## Data for this task

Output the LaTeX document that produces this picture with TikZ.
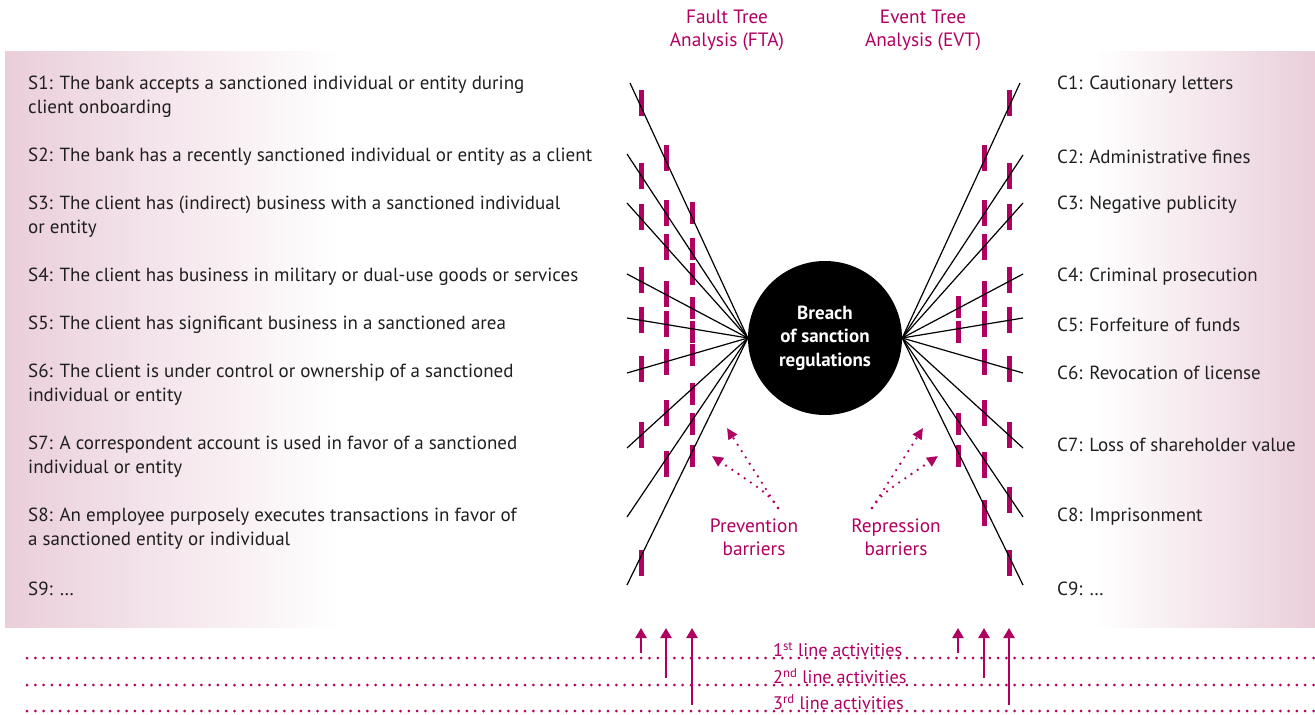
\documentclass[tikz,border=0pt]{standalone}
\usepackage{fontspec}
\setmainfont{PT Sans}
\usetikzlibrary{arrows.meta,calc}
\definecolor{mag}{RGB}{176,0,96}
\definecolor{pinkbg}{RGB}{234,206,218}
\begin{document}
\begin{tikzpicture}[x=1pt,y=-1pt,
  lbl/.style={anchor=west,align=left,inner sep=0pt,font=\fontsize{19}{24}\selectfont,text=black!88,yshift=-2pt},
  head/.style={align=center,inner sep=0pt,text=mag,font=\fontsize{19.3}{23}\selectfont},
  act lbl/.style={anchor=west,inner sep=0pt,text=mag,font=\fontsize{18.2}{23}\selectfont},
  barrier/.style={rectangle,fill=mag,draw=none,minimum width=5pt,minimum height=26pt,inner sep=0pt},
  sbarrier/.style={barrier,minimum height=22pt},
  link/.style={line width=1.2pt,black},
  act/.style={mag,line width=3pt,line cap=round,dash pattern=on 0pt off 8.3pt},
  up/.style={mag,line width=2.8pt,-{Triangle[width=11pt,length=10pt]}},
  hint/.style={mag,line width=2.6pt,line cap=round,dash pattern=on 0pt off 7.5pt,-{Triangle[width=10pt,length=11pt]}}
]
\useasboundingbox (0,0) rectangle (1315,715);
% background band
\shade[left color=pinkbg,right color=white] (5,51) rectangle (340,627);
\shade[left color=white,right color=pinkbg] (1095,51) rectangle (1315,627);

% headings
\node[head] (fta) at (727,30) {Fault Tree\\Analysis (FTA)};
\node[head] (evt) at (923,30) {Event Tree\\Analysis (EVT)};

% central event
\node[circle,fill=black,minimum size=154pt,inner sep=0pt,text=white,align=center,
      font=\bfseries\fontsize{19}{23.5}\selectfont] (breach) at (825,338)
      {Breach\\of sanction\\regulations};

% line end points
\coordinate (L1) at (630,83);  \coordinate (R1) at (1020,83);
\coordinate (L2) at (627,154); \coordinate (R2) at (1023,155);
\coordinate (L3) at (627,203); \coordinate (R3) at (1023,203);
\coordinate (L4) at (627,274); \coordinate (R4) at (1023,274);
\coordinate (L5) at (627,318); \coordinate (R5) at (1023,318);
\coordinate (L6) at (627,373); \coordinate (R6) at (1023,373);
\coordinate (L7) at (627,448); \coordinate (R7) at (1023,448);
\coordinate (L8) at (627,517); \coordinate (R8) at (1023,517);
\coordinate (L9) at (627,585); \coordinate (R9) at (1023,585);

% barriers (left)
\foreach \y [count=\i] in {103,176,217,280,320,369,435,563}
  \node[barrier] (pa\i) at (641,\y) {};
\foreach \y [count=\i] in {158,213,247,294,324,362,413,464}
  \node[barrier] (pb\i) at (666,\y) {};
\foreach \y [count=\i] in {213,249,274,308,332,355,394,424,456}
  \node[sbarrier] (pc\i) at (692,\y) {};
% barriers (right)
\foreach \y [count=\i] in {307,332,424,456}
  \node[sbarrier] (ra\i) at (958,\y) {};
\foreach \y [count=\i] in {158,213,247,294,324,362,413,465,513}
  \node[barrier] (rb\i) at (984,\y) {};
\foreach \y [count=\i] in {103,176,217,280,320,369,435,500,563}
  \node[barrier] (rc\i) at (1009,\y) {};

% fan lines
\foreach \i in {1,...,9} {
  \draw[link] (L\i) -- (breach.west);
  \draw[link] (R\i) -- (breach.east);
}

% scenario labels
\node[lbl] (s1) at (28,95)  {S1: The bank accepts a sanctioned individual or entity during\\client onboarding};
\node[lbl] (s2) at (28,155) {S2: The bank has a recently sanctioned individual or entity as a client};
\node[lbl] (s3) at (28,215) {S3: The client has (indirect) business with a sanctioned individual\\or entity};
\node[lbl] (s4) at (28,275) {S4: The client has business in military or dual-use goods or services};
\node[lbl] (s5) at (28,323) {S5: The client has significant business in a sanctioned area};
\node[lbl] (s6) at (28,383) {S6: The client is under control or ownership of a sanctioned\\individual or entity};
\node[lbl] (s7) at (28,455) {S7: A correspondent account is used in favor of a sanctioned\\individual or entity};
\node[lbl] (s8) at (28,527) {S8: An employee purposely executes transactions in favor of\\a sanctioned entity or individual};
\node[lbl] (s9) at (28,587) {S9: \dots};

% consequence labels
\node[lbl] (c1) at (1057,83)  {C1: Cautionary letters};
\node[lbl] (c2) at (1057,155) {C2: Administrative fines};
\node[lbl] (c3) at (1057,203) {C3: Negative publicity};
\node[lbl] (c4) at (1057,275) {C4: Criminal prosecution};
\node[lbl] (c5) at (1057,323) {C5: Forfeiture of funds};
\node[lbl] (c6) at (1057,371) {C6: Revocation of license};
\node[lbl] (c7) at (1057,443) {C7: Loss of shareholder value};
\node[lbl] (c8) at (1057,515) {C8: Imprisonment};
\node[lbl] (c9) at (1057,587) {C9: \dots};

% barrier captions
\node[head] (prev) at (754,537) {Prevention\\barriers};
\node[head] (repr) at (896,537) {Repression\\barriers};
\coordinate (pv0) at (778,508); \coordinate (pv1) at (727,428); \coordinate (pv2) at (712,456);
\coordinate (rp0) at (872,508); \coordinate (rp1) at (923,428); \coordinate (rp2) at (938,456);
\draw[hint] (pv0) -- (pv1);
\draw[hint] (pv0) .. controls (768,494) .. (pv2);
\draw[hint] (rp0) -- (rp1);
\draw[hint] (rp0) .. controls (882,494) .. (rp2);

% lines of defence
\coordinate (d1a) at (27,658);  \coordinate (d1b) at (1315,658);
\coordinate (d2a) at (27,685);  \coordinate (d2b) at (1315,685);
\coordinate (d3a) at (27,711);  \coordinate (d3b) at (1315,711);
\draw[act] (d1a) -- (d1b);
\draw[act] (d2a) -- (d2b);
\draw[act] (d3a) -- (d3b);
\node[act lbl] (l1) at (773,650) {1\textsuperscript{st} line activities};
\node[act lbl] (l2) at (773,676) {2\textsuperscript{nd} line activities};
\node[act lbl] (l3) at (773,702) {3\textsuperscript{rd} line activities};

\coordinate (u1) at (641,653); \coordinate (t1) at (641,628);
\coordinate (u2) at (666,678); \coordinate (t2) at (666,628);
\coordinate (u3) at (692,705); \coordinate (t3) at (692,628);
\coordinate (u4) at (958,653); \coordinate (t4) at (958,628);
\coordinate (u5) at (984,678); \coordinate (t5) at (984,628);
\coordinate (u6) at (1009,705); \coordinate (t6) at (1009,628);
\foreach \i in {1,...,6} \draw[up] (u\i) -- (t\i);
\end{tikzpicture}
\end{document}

--

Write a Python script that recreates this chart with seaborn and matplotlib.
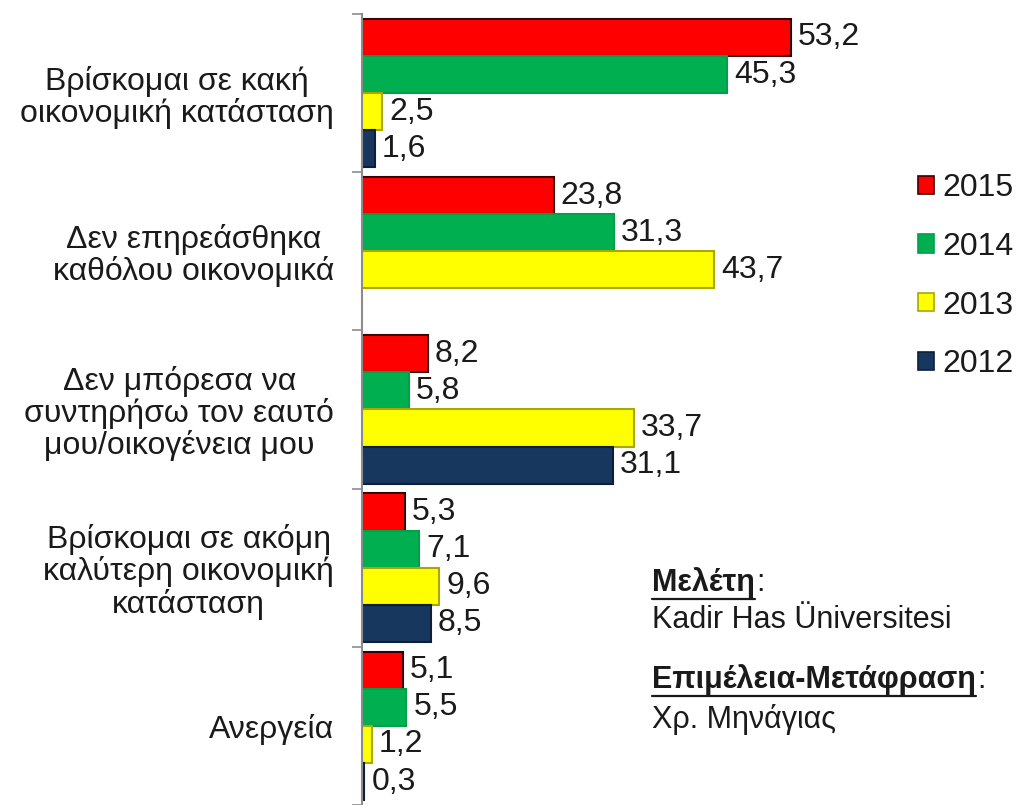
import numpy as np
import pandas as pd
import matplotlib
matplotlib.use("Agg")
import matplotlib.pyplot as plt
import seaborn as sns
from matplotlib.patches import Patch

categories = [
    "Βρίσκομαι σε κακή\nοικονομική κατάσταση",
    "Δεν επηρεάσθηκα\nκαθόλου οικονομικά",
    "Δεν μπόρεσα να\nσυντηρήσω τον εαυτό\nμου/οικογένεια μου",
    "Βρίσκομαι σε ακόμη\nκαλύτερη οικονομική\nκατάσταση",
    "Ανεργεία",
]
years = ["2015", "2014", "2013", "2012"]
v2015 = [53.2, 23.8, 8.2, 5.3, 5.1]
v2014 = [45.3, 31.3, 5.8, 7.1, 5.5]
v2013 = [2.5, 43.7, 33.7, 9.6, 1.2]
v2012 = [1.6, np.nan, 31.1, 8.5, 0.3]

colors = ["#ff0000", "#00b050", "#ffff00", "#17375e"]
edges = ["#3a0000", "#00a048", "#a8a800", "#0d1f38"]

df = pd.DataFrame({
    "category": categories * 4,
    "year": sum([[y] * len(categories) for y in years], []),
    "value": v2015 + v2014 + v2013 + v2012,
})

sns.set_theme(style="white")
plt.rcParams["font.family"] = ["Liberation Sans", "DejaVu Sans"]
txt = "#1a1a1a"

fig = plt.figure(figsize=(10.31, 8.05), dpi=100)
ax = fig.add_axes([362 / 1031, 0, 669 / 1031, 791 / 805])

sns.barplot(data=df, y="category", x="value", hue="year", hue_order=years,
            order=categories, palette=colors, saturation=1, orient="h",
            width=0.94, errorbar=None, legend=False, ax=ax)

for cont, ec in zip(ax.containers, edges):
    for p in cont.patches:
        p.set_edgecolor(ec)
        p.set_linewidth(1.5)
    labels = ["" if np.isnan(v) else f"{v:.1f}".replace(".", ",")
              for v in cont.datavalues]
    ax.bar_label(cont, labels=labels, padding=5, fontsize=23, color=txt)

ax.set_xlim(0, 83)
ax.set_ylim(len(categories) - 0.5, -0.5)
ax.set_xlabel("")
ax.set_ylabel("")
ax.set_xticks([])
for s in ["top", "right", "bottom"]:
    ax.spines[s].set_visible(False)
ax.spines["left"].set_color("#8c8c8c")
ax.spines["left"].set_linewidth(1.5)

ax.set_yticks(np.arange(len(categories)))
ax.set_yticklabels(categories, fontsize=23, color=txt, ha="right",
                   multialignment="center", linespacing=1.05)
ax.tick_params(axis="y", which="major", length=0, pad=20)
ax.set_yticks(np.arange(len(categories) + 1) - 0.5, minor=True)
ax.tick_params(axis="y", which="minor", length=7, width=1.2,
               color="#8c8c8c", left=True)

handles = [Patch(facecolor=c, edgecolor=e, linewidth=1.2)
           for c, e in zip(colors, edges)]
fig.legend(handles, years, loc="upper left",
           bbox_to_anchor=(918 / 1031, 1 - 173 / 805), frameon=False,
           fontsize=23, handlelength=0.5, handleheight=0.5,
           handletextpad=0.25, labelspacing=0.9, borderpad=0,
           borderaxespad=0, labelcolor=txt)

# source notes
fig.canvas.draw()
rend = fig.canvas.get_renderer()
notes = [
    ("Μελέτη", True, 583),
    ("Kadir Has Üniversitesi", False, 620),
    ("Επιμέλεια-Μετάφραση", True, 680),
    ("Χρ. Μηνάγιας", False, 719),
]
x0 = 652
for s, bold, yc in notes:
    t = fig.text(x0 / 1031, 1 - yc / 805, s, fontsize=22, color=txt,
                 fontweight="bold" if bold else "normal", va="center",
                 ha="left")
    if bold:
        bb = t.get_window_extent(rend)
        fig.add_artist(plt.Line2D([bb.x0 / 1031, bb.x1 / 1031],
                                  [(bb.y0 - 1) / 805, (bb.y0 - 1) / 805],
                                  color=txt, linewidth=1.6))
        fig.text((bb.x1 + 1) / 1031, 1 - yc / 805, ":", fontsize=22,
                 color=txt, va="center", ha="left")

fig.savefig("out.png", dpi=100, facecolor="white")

==

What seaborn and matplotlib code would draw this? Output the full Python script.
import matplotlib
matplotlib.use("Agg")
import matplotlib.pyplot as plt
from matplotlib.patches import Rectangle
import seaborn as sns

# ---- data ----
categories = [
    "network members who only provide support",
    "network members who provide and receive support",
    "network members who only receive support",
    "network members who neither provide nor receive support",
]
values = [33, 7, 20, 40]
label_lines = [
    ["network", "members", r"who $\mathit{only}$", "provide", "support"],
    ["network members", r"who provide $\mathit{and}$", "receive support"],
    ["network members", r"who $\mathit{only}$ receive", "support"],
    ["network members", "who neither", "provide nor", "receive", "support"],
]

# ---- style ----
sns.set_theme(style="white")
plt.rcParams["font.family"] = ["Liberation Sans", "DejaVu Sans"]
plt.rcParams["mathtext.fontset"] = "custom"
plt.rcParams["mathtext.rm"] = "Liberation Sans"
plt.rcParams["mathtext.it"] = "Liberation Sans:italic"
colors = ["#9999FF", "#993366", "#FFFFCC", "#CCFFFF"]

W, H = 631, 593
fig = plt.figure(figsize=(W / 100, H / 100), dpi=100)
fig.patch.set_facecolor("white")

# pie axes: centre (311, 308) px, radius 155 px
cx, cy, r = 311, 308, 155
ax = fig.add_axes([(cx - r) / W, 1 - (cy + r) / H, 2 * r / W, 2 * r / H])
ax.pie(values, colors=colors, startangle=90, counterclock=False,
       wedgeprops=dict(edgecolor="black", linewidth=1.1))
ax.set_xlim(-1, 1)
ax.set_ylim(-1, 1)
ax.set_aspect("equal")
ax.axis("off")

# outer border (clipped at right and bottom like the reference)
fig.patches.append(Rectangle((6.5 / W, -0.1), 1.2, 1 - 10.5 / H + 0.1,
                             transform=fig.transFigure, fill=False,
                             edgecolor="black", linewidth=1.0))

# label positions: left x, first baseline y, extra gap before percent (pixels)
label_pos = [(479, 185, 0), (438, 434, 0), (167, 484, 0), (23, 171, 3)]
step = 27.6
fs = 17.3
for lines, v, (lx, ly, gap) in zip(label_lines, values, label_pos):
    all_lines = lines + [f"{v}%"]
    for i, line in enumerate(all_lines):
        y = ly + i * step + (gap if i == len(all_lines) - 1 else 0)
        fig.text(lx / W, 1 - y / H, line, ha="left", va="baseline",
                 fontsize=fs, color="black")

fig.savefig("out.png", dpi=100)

## Required task
Transcribe, exactly as written, the lines starting at the one with "Output the LaTeX" and ending at the one with "(1095,51) rectangle (1315,627);", and nothing more. Pictures are not part of the copy.

## Expected answer
Output the LaTeX document that produces this picture with TikZ.
\documentclass[tikz,border=0pt]{standalone}
\usepackage{fontspec}
\setmainfont{PT Sans}
\usetikzlibrary{arrows.meta,calc}
\definecolor{mag}{RGB}{176,0,96}
\definecolor{pinkbg}{RGB}{234,206,218}
\begin{document}
\begin{tikzpicture}[x=1pt,y=-1pt,
  lbl/.style={anchor=west,align=left,inner sep=0pt,font=\fontsize{19}{24}\selectfont,text=black!88,yshift=-2pt},
  head/.style={align=center,inner sep=0pt,text=mag,font=\fontsize{19.3}{23}\selectfont},
  act lbl/.style={anchor=west,inner sep=0pt,text=mag,font=\fontsize{18.2}{23}\selectfont},
  barrier/.style={rectangle,fill=mag,draw=none,minimum width=5pt,minimum height=26pt,inner sep=0pt},
  sbarrier/.style={barrier,minimum height=22pt},
  link/.style={line width=1.2pt,black},
  act/.style={mag,line width=3pt,line cap=round,dash pattern=on 0pt off 8.3pt},
  up/.style={mag,line width=2.8pt,-{Triangle[width=11pt,length=10pt]}},
  hint/.style={mag,line width=2.6pt,line cap=round,dash pattern=on 0pt off 7.5pt,-{Triangle[width=10pt,length=11pt]}}
]
\useasboundingbox (0,0) rectangle (1315,715);
% background band
\shade[left color=pinkbg,right color=white] (5,51) rectangle (340,627);
\shade[left color=white,right color=pinkbg] (1095,51) rectangle (1315,627);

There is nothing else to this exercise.